# Records for the exercise start

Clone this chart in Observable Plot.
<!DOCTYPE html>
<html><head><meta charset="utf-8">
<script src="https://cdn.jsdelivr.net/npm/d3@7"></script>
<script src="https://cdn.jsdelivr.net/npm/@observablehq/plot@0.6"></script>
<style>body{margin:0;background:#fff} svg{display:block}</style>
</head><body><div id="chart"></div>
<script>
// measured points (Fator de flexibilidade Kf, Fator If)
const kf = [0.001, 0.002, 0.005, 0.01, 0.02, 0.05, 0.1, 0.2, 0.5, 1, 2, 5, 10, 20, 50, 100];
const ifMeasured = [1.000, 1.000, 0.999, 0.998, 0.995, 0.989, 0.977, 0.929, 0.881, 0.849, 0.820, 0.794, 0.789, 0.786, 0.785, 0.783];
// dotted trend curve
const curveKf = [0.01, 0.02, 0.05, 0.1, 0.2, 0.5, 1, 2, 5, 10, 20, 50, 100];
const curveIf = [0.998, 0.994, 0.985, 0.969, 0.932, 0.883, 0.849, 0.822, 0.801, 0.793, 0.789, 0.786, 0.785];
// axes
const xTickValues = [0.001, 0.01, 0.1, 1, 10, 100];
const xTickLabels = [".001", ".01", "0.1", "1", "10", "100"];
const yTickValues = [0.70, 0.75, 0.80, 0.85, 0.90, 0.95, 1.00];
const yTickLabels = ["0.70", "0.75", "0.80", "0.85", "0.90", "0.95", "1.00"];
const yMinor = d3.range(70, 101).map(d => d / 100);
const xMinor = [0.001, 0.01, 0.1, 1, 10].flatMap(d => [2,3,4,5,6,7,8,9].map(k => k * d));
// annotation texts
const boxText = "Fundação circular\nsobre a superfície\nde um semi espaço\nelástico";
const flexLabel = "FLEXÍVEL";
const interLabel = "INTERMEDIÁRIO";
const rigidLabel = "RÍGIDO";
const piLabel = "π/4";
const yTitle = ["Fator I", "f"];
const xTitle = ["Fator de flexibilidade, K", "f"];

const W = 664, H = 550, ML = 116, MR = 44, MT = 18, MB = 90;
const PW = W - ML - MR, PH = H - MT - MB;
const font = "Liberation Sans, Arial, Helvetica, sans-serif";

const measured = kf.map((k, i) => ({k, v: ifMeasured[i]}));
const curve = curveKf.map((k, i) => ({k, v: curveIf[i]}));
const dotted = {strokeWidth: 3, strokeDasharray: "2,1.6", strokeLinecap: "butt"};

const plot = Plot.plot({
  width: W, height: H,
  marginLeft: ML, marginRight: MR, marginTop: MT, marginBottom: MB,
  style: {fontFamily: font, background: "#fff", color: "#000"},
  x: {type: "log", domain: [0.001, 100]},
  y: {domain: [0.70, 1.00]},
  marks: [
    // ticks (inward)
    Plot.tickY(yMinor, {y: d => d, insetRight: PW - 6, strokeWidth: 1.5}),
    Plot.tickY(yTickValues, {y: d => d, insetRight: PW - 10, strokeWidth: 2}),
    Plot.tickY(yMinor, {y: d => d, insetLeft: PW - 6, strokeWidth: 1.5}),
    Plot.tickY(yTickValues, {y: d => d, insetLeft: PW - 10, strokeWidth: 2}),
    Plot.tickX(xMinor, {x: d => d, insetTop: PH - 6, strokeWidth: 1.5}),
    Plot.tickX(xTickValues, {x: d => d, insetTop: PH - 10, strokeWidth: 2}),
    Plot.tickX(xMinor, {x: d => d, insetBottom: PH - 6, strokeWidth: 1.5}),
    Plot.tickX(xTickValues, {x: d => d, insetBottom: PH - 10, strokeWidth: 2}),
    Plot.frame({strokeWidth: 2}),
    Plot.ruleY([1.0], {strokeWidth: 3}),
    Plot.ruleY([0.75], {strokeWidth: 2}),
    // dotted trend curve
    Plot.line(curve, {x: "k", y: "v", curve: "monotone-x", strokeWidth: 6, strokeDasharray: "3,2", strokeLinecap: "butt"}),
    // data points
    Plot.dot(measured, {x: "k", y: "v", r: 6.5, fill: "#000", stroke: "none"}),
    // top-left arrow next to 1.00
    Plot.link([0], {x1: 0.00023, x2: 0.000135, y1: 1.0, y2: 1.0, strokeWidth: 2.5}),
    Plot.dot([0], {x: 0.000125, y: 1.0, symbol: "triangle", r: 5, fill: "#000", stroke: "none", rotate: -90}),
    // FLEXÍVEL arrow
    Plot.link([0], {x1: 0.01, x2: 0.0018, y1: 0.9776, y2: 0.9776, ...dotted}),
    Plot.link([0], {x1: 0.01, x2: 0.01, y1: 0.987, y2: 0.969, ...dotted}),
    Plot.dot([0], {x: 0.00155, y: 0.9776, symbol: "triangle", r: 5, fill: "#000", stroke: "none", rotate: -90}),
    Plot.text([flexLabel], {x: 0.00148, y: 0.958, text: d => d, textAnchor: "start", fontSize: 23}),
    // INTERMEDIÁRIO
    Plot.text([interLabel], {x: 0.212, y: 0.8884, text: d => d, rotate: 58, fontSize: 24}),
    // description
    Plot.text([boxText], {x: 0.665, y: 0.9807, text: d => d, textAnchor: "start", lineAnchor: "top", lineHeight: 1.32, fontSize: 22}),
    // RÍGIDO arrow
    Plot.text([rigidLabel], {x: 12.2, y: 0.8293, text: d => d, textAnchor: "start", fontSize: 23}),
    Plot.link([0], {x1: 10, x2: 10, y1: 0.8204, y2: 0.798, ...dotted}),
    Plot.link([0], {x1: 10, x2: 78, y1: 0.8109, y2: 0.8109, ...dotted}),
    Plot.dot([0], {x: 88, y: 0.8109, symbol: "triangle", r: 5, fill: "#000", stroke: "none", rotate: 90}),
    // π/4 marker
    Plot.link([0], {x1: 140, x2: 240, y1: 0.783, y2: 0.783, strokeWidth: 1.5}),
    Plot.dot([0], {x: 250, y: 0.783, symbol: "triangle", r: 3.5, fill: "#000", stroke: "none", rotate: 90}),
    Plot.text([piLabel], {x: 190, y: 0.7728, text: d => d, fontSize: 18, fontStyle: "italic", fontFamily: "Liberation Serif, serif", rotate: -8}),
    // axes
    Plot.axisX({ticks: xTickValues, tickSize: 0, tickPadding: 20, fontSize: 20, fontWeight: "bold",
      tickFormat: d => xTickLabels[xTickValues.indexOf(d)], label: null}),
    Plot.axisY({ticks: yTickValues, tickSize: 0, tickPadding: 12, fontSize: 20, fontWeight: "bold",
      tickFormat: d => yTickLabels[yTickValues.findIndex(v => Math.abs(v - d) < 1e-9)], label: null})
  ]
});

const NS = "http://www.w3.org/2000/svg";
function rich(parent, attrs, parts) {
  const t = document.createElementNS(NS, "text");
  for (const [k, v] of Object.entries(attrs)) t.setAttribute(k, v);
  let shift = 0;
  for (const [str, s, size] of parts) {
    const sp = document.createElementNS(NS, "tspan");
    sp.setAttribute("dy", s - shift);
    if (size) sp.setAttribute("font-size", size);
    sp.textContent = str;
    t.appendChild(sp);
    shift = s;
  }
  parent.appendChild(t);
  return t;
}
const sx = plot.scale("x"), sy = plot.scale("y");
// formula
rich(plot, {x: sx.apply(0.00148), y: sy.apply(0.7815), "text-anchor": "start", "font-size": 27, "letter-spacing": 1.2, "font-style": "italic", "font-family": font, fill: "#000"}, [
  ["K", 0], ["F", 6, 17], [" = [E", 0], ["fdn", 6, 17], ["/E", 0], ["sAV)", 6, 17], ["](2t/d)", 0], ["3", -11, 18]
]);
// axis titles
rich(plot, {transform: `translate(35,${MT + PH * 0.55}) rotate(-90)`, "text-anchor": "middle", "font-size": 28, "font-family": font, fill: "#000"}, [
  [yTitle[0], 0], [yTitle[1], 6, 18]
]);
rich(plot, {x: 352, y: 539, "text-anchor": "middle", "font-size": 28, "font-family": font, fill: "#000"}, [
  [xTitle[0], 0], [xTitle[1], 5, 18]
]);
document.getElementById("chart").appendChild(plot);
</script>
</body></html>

# Records for the exercise end
# Records for the exercise start

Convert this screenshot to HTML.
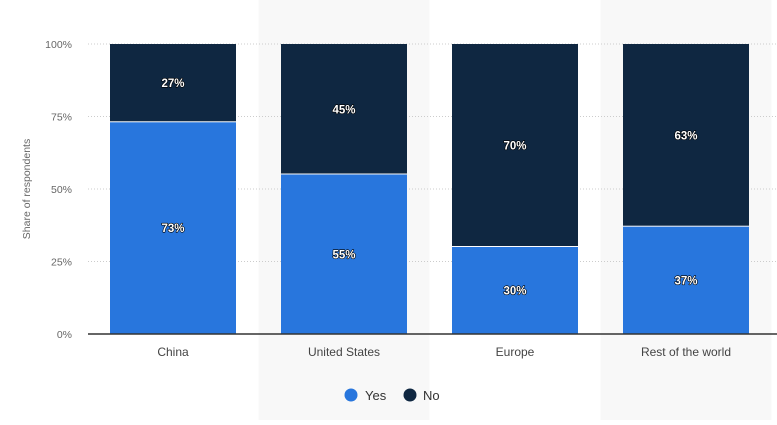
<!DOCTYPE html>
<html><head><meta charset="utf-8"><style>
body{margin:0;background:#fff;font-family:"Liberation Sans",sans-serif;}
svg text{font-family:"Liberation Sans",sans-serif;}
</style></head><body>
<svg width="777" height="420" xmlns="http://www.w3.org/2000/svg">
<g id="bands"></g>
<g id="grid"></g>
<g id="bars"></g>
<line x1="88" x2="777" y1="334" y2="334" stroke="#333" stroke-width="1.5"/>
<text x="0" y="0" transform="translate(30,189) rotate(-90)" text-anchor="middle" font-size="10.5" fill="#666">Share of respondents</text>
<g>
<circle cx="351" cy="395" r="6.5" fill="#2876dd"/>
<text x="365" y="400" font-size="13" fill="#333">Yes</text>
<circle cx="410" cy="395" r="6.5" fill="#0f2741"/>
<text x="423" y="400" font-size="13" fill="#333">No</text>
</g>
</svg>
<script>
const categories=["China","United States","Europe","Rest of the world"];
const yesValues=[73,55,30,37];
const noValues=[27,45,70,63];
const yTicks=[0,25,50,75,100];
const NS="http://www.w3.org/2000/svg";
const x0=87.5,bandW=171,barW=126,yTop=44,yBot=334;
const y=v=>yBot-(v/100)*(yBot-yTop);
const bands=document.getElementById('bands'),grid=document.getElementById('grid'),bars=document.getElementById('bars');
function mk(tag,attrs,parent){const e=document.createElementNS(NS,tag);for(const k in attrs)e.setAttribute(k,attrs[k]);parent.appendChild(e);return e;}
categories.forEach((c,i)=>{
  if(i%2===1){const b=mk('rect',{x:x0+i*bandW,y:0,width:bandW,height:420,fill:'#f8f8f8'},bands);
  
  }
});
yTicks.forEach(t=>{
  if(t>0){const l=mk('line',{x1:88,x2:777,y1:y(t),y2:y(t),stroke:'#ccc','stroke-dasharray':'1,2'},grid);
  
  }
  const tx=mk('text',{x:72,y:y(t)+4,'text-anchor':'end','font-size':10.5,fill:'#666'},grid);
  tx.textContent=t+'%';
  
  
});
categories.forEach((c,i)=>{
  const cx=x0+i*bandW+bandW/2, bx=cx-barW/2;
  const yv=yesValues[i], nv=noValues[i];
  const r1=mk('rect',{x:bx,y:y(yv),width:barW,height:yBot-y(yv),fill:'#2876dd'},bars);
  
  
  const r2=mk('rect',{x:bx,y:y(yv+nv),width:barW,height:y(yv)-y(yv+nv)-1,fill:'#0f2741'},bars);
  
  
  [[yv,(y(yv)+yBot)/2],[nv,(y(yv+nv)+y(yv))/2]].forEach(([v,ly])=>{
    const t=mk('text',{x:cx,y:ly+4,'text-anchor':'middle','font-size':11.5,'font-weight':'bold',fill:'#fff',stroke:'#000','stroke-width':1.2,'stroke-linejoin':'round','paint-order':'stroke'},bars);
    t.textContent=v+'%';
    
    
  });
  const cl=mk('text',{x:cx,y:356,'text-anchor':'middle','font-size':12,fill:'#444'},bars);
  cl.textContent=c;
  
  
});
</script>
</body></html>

# Records for the exercise end
# Records for the exercise start

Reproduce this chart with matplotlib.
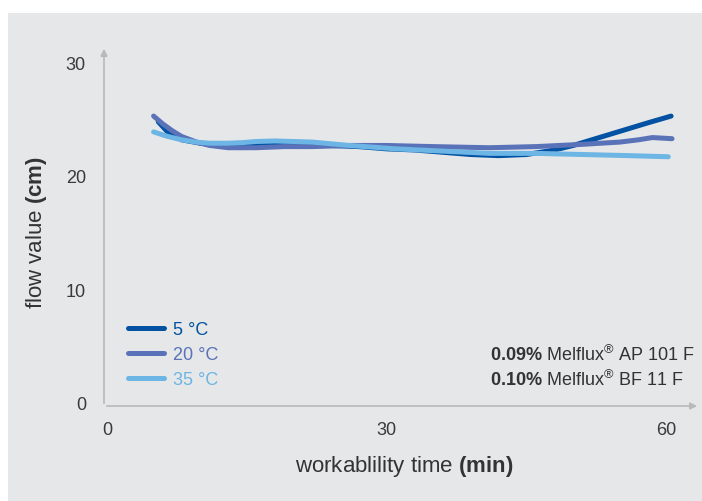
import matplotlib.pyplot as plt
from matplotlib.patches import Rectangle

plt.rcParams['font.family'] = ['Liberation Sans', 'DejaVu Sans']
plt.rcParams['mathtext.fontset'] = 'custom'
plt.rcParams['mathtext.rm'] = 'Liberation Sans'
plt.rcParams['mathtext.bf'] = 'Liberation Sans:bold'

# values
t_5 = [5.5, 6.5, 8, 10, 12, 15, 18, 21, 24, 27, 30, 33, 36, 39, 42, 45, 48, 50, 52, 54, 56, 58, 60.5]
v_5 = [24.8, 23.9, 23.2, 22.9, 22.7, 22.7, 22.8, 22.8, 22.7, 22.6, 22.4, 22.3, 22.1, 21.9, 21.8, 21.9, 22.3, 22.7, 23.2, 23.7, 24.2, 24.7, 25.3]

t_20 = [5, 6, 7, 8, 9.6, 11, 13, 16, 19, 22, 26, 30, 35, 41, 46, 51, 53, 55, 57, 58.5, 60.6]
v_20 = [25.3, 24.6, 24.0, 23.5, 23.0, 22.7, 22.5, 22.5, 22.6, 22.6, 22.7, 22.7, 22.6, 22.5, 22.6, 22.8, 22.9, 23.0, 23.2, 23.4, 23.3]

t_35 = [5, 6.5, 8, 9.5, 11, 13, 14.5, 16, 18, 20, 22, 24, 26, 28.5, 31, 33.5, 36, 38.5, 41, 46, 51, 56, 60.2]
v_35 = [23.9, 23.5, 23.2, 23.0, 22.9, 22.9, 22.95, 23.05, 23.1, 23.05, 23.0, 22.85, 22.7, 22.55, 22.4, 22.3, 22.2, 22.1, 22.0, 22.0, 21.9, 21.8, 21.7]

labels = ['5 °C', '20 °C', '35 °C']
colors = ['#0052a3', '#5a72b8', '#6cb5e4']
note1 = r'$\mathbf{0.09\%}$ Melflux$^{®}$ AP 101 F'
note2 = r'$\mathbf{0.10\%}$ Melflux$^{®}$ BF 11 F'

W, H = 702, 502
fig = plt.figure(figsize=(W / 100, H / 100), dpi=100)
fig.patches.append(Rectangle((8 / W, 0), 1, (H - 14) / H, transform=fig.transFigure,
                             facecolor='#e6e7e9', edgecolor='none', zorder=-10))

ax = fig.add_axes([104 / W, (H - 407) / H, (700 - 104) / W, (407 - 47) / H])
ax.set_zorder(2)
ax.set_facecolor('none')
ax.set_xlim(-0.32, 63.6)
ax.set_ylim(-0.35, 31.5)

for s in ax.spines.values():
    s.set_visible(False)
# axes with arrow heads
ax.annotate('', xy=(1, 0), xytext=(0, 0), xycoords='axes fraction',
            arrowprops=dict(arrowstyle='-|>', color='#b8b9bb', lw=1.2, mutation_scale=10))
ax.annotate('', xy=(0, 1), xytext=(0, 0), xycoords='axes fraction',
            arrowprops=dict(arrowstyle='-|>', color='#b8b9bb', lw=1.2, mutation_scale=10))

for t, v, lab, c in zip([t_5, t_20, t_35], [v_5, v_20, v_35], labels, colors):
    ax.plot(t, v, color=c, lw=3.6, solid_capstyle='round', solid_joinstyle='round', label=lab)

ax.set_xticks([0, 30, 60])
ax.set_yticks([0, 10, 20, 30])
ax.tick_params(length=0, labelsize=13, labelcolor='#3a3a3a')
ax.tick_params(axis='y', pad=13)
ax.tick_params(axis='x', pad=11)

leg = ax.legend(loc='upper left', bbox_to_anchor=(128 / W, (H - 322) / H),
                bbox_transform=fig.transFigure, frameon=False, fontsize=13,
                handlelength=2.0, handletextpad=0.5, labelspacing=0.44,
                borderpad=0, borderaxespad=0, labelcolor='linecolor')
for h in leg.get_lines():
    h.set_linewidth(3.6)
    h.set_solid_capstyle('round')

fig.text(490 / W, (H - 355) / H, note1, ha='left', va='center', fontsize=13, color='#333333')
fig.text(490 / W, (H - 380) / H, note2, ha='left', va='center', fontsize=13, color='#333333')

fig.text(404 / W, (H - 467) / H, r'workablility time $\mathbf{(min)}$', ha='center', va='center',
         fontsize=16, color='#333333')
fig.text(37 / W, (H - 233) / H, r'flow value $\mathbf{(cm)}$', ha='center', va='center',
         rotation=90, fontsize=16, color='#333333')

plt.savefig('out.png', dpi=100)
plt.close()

# Records for the exercise end

Repeat exactly the lines above, from the line that contains "Reproduce this chart with matplotlib." down through the line that contains "plt.rcParams['mathtext.bf'] = 'Liberation". Include both of those lines and none of the pictures.

*Reply to the task*:
Reproduce this chart with matplotlib.
import matplotlib.pyplot as plt
from matplotlib.patches import Rectangle

plt.rcParams['font.family'] = ['Liberation Sans', 'DejaVu Sans']
plt.rcParams['mathtext.fontset'] = 'custom'
plt.rcParams['mathtext.rm'] = 'Liberation Sans'
plt.rcParams['mathtext.bf'] = 'Liberation Sans:bold'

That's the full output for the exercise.